Men coming out of the closet is business as usual. But pro athletes coming out of the locker room are another matter, one that’s making ripples and headlines everywhere. As of this writing, at least one unnamed but presumably well-known professional player, from one of the four major sports, is about to drop the “I’m Gay” bomb. The National Hockey League, in anticipation of the big event, now officially offers its support to gay Americans in general and gay athletes in particular.
Not to be outdone, the National Football League has chimed in, with former Cornerback and current President of the AFL Player’s League Dominique Foxworth publicly committed to making the League a safe place for openly gay members.
It must be getting safer in other leagues as well. Within the past 12 months, boxer Orlando Cruz, former Redskins and Seahawks player Wade Davis, and Olympic Silver Medalist Ji Wallace joined other notable pros in declaring their homosexuality, and briefs supporting same sex marriage have been filed by Giants co-owner Steve Tisch, Vikings punter Chris Kluwe, and Ravens linebacker Brendon Ayanbadejo.
So the word is out: Gay ain’t sissy anymore.
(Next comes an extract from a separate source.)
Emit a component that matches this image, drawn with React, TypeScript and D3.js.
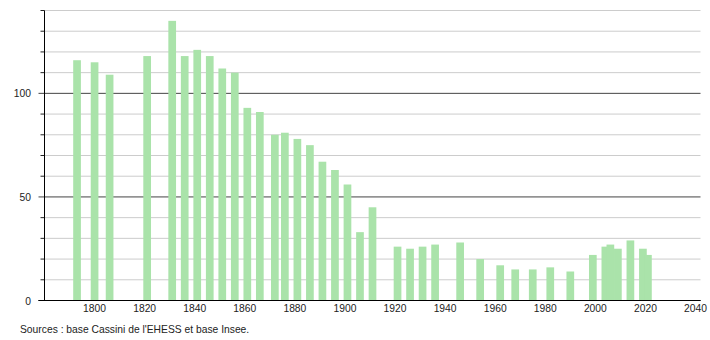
import React from "react";
import * as d3 from "d3";

const years = [1793, 1800, 1806, 1821, 1831, 1836, 1841, 1846, 1851, 1856, 1861, 1866, 1872, 1876, 1881, 1886, 1891, 1896, 1901, 1906, 1911, 1921, 1926, 1931, 1936, 1946, 1954, 1962, 1968, 1975, 1982, 1990, 1999, 2004, 2006, 2009, 2014, 2019, 2021];
const population = [116, 115, 109, 118, 135, 118, 121, 118, 112, 110, 93, 91, 80, 81, 78, 75, 67, 63, 56, 33, 45, 26, 25, 26, 27, 28, 20, 17, 15, 15, 16, 14, 22, 26, 27, 25, 29, 25, 22];
const xTicks = [1800, 1820, 1840, 1860, 1880, 1900, 1920, 1940, 1960, 1980, 2000, 2020, 2040];
const yLabelTicks = [0, 50, 100];
const yGridTicks = [10, 20, 30, 40, 60, 70, 80, 90, 110, 120, 130, 140];
const source = "Sources : base Cassini de l'EHESS et base Insee.";

export default function App() {
  const W = 710, H = 340;
  const left = 44.5, right = 700.5, top = 10.5, bottom = 300.5;
  const x = d3.scaleLinear().domain([1780, 2042]).range([left, right]);
  const y = d3.scaleLinear().domain([0, 140]).range([bottom, top]);
  const bw = 7.7;
  const font = "'Liberation Sans', Arial, sans-serif";
  return (
    <svg width={W} height={H} style={{ position: "absolute", left: 0, top: 0, background: "#fff" }}>
      {yGridTicks.map((t) => (
        <g key={"g" + t}>
          <line x1={left} x2={right} y1={y(t)} y2={y(t)} stroke="#cccccc" strokeWidth={1} />
          <line x1={left - 4} x2={left} y1={y(t)} y2={y(t)} stroke="#222" strokeWidth={1} />
        </g>
      ))}
      {yLabelTicks.map((t) => (
        <g key={"m" + t}>
          <line x1={left - 6} x2={right} y1={y(t)} y2={y(t)} stroke={t === 0 ? "#000" : "#444"} strokeWidth={1} />
          <text x={31} y={y(t) + 4} textAnchor="end" fontSize={10.3} fontFamily={font} fill="#222">{t}</text>
        </g>
      ))}
      {years.map((yr, i) => (
        <rect key={yr} x={x(yr) - bw / 2} y={y(population[i])} width={bw} height={y(0) - y(population[i])} fill="#aae3aa" />
      ))}
      <line x1={left - 6} x2={right} y1={y(0)} y2={y(0)} stroke="#000" strokeWidth={1} />
      <line x1={left} x2={left} y1={top} y2={bottom} stroke="#000" strokeWidth={1} />
      {xTicks.map((t) => (
        <text key={"x" + t} x={x(t)} y={312} textAnchor="middle" fontSize={10.3} fontFamily={font} fill="#222">{t}</text>
      ))}
      <text x={20} y={333} fontSize={10.3} fontFamily={font} fill="#222">{source}</text>
    </svg>
  );
}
Well, it never was, not really, and certainly not completely. Homosexual men who are stereotypically effeminate have always stood out, but anyone familiar with the territory knows there’s no such thing as a typical gay man. A stereotypical one, yes, but typical? Hardly. And as for homosexual athletes, surprise over a masculine competitor’s attraction to other men is more of a modern than classical phenomenon, Ancient Greece being an easy and obvious case in point. Regardless, look for numerous and well publicized “coming out” confessions from pro-athletes over the next few months, and watch for lectures from all quarters admonishing us to drop our ancient prejudices against homosexuality because, after all, if the burly quarterback from the NFL is gay, then real men can be gay, so gay’s OK.
Let’s unpack this. Prejudice against homosexuals, based on false ideas about them, is falling away, and I’m glad. Because if you opposed homosexuality only because you thought all gay men were girlish, and if the exposure to more masculine homosexual men has challenged that myth, then you’ve had a necessary change of perspective. Likewise, if you considered homosexuality wrong because you assumed gays were child molesters, and you then discovered the vast majority of them would never harm a child, then your more balanced viewpoint is indeed a good thing. And from where I’m sitting, a large part of the culture’s shift from anti to pro-gay sentiment reflects a shedding of false stereotypes, and a more accurate picture of the people in question. I applaud the shedding; it’s the shift I oppose.
Because legitimate objections to homosexuality were never based on stereotypes, but rather on a Biblically based view of our Creator’s design for sexual union. Believing that sexual relations outside heterosexual marriage are wrong, be they adulterous, incestuous, pre-marital or homosexual, doesn’t require us to paint all the people involved in these behaviors with the same brush. I can recognize that couples living together apart from marriage, for example, may be responsible, likeable citizens. And I can still recognize the wrongness of their relationship, a wrongness not cancelled out by their virtues, just as their virtues aren’t cancelled by their wrong.
A person can likewise drop unwarranted ideas about homosexuals – assuming that they’re all promiscuous, for example, or presuming they’re all effeminate – while retaining the conviction that the thing itself is wrong no matter what sort of person engages in it. Because a Biblically based conviction looks not at the nature of the sinner, but the sin itself, a sin no less sinful just because its practitioner is masculine, friendly, accomplished, likeable. When an athlete announces he’s gay, as many surely will, that only tells us what we already know: that sin is an equal opportunity experience, affecting great and small, mousey and manly. I see nothing in scripture or common sense telling me that homosexuality is any more offensive to God than adultery, incest or fornication, but neither do I see anything in either Testament telling me that a person’s good qualities make his sin any more legitimate.
So when the next closeted athlete comes out in a manly way, nothing new, or even very relevant, will have been proven. It will only be a reminder that wonderful people can feel and behave in less than wonderful ways; that the difference between sinful and legitimate impulses is determined by the Creator and not the creation; and that we can shed our misconceptions about people while retaining His conceptions about the human experience.
On that note, I sure hope you have an enjoyable, blessed weekend. Thanks for being here.
Love,
Joe
Comments
Julie | Apr 13, 2013
Thanks for this Joe...yes the stereotyping is huge in this area...guess not anymore. But as you said, it doesn't mean its still not a sin. You have a good weekend too. :)
God bless
Greg | Apr 13, 2013
Thankyou for a honest approach to a subject that seems to be hot news in our media. We are not the creators but the created.